Rugs and pieces of carpet or even animal skins were thecommon floor coverings in those times, fitted carpets came much later.
The beater was a common household item. They came in many shapes and forms and were usually made of wood, rattan, cane, spring steel or coiled wire. Sometimes mats or rugs were laid out on snowy lawns and beaten so the dirt and dust could be captured by the snow.
My research threw up the interesting fact that some towns banned this practice as it left the snow looking less than pristine. Hard to believe.
Rug beaters were popular in the late 19th and early 20th century, however, with the advance of fitted carpets and vacuum cleaners, by the 1950s beaters were mostly to be found in antique shops as more of a curio.
Beaters originated in Europe, Holland and Germany, though America often claims they were invented on their continent.
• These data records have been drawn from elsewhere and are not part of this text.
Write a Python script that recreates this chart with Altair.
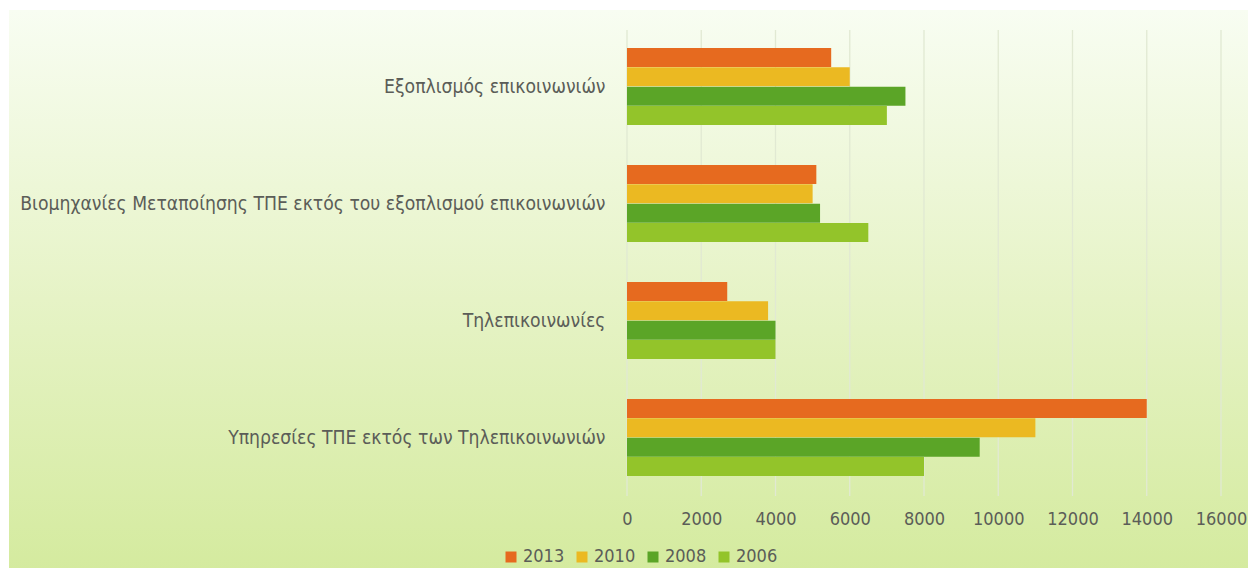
import altair as alt
import pandas as pd

categories = [
    "Εξοπλισμός επικοινωνιών",
    "Βιομηχανίες Μεταποίησης ΤΠΕ εκτός του εξοπλισμού επικοινωνιών",
    "Τηλεπικοινωνίες",
    "Υπηρεσίες ΤΠΕ εκτός των Τηλεπικοινωνιών",
]
years = ["2013", "2010", "2008", "2006"]
values_2013 = [5500, 5100, 2700, 14000]
values_2010 = [6000, 5000, 3800, 11000]
values_2008 = [7500, 5200, 4000, 9500]
values_2006 = [7000, 6500, 4000, 8000]
colors = ["#E66A1F", "#EBB922", "#5BA527", "#93C42A"]
x_ticks = [0, 2000, 4000, 6000, 8000, 10000, 12000, 14000, 16000]

series = {"2013": values_2013, "2010": values_2010, "2008": values_2008, "2006": values_2006}
rows = []
for y in years:
    for c, v in zip(categories, series[y]):
        rows.append({"category": c, "year": y, "value": v})
df = pd.DataFrame(rows)
grid_df = pd.DataFrame({"tick": x_ticks})

FONT = "DejaVu Sans Condensed"
TEXT = "#5B5D58"

W, H = 594, 468
xscale = alt.Scale(domain=[0, 16000], nice=False)

bg = alt.Chart(pd.DataFrame({"a": [0]})).mark_rect(
    fill=alt.Gradient(
        gradient="linear",
        stops=[
            alt.GradientStop(color="#F8FDF2", offset=0),
            alt.GradientStop(color="#E6F3C6", offset=0.5),
            alt.GradientStop(color="#D3EA9C", offset=1),
        ],
        x1=0, x2=0, y1=0, y2=1,
    )
).encode(
    x=alt.value(-618), x2=alt.value(650),
    y=alt.value(-18), y2=alt.value(560),
)

grid = alt.Chart(grid_df).mark_rule(color="#E1E9D3", strokeWidth=1.3).encode(
    x=alt.X("tick:Q", scale=xscale),
    y=alt.value(2), y2=alt.value(H),
)

bars = alt.Chart(df).mark_bar(size=19).encode(
    y=alt.Y("category:N", sort=categories, title=None,
            scale=alt.Scale(paddingInner=0.34, paddingOuter=0.17),
            axis=alt.Axis(labelFont=FONT, labelFontSize=19.2, labelColor=TEXT,
                          labelPadding=22, labelLimit=700, ticks=False, domain=False,
                          grid=False, zindex=1)),
    yOffset=alt.YOffset("year:N", sort=years, scale=alt.Scale(paddingInner=0, paddingOuter=0)),
    x=alt.X("value:Q", title=None, scale=xscale,
            axis=alt.Axis(values=x_ticks, format="d", labelFont=FONT, labelFontSize=18,
                          labelColor=TEXT, labelPadding=14, ticks=False, domain=False,
                          labelOverlap=False, labelFlush=False,
                          grid=False, zindex=1)),
    color=alt.Color("year:N", sort=years,
                    scale=alt.Scale(domain=years, range=colors),
                    legend=alt.Legend(title=None, orient="none", direction="horizontal",
                                      legendX=-125, legendY=520,
                                      symbolType="square", symbolSize=121,
                                      symbolStrokeWidth=0,
                                      labelFont=FONT, labelFontSize=18, labelColor=TEXT,
                                      labelOffset=3, columnPadding=8)),
)

chart = alt.layer(bg, grid, bars).properties(
    width=W, height=H,
    autosize=alt.AutoSizeParams(type="none"),
    padding={"left": 619, "top": 20, "right": 27, "bottom": 72},
).configure_view(stroke=None).configure(background="white")

chart.save("out.html", embed_options={"renderer": "svg", "actions": False})
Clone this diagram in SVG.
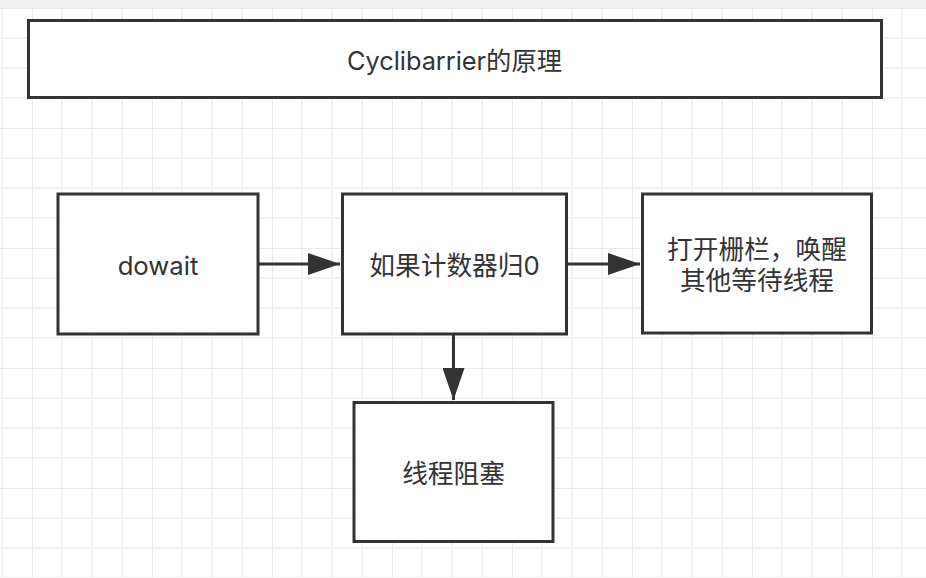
<svg xmlns="http://www.w3.org/2000/svg" width="926" height="578" viewBox="0 0 926 578">
<style>
.box{fill:#fff;stroke:#333;stroke-width:3}
.txt{font-family:Inter,"Noto Sans CJK SC",sans-serif;font-size:25.7px;fill:#333;text-anchor:middle;dominant-baseline:central}
.ttl{font-size:25.3px}
.edge{stroke:#333;stroke-width:3;fill:none}
.minor{stroke:#f1f1f1;stroke-width:2}
.major{stroke:#e9e9e9;stroke-width:2}
</style>
<defs>
<pattern id="grid" patternUnits="userSpaceOnUse" x="32" y="8" width="120" height="120">
<path class="minor" d="M30 0V120M60 0V120M90 0V120M0 30H120M0 60H120M0 90H120"/>
<path class="major" d="M0 0V120M0 0H120"/>
</pattern>
<marker id="arr" markerUnits="userSpaceOnUse" markerWidth="34" markerHeight="22" refX="32" refY="11" orient="auto">
<path d="M0 0L32 11L0 22Z" fill="#333"/>
</marker>
</defs>
<rect width="926" height="578" fill="#fff"/>
<rect width="926" height="578" fill="url(#grid)"/>
<rect width="926" height="8" fill="#f0f0f0"/>
<g id="title">
<rect class="box" x="28.5" y="20.5" width="853" height="77"/>
<text class="txt ttl" x="454.5" y="60">Cyclibarrier的原理</text>
</g>
<g id="connectors">
<path class="edge" d="M259 264H340" marker-end="url(#arr)"/>
<path class="edge" d="M568 264H640" marker-end="url(#arr)"/>
<path class="edge" d="M453.5 335V400" marker-end="url(#arr)"/>
</g>
<g id="dowait">
<rect class="box" x="58" y="194" width="200" height="140"/>
<text class="txt" x="158" y="265">dowait</text>
</g>
<g id="counter">
<rect class="box" x="342.5" y="194" width="224" height="140"/>
<text class="txt" x="454.5" y="265">如果计数器归0</text>
</g>
<g id="open">
<rect class="box" x="642.5" y="194" width="229" height="139"/>
<text class="txt" x="757" y="249">打开栅栏，唤醒</text>
<text class="txt" x="757" y="280">其他等待线程</text>
</g>
<g id="block">
<rect class="box" x="354" y="402.5" width="199" height="139"/>
<text class="txt" x="453.5" y="473">线程阻塞</text>
</g>
</svg>
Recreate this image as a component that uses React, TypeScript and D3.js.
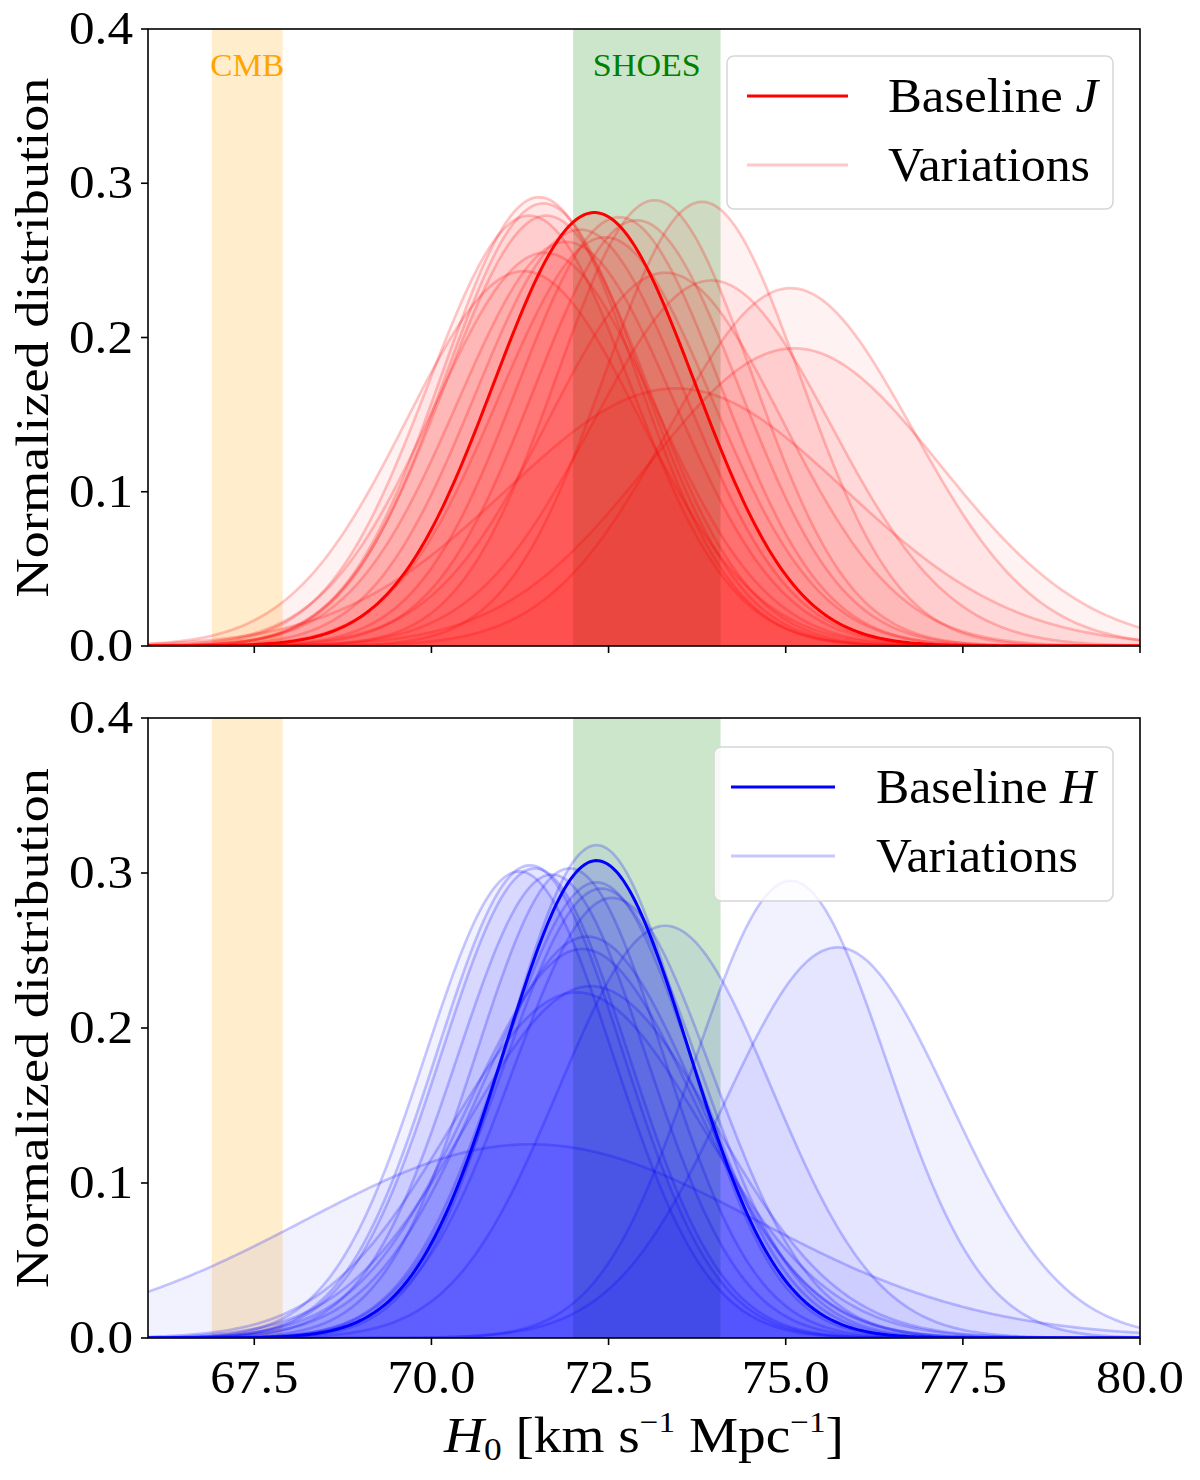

Handmade domestic items such as clothes pegs and beaters were often cottage industry-based, made by gypsies or religious communities.
The Shakers are one such example of a religious sect. To give them their full title, "The Society of Believers in Christ's Second Appearing", begun in 1774, in England, whose followers then immigrated to America in the 1780s.
The Shakers believed in communal ownership of property, equal rights for women and pacifism and were known for their loud and enthusiastic forms of worship. They supported themselves by the making of furniture and domestic items, among them, rug beaters.
The Shaker movement had dwindled away by the 1920s. There is only one active community of Shakers left in America as of 2019 and it is still producing its distinctive, very simplistic furniture with clean lines and tapered legs, usually in maple or cherry wood.
Many Shaker villages now exist as museums. Today if the provenance can be proven to be early Shaker, items can fetch very fancy prices even for things such as the humble carpet beater.
The Whangārei Museum has several beaters in its collections, one of which is pictured above. All made of rattan, with the paddle or head twisted into interesting shapes with handles of varying lengths.
In 1895 in America, woven cane carpet beaters, a metre long, were sold for 18 cents each (roughly 27 cents NZ) and advertised to "last a lifetime".
Perhaps that is why they keep turning up in antique shops so frequently.
• Alison Sofield is a collections volunteer with Whangārei Museum at Kiwi North.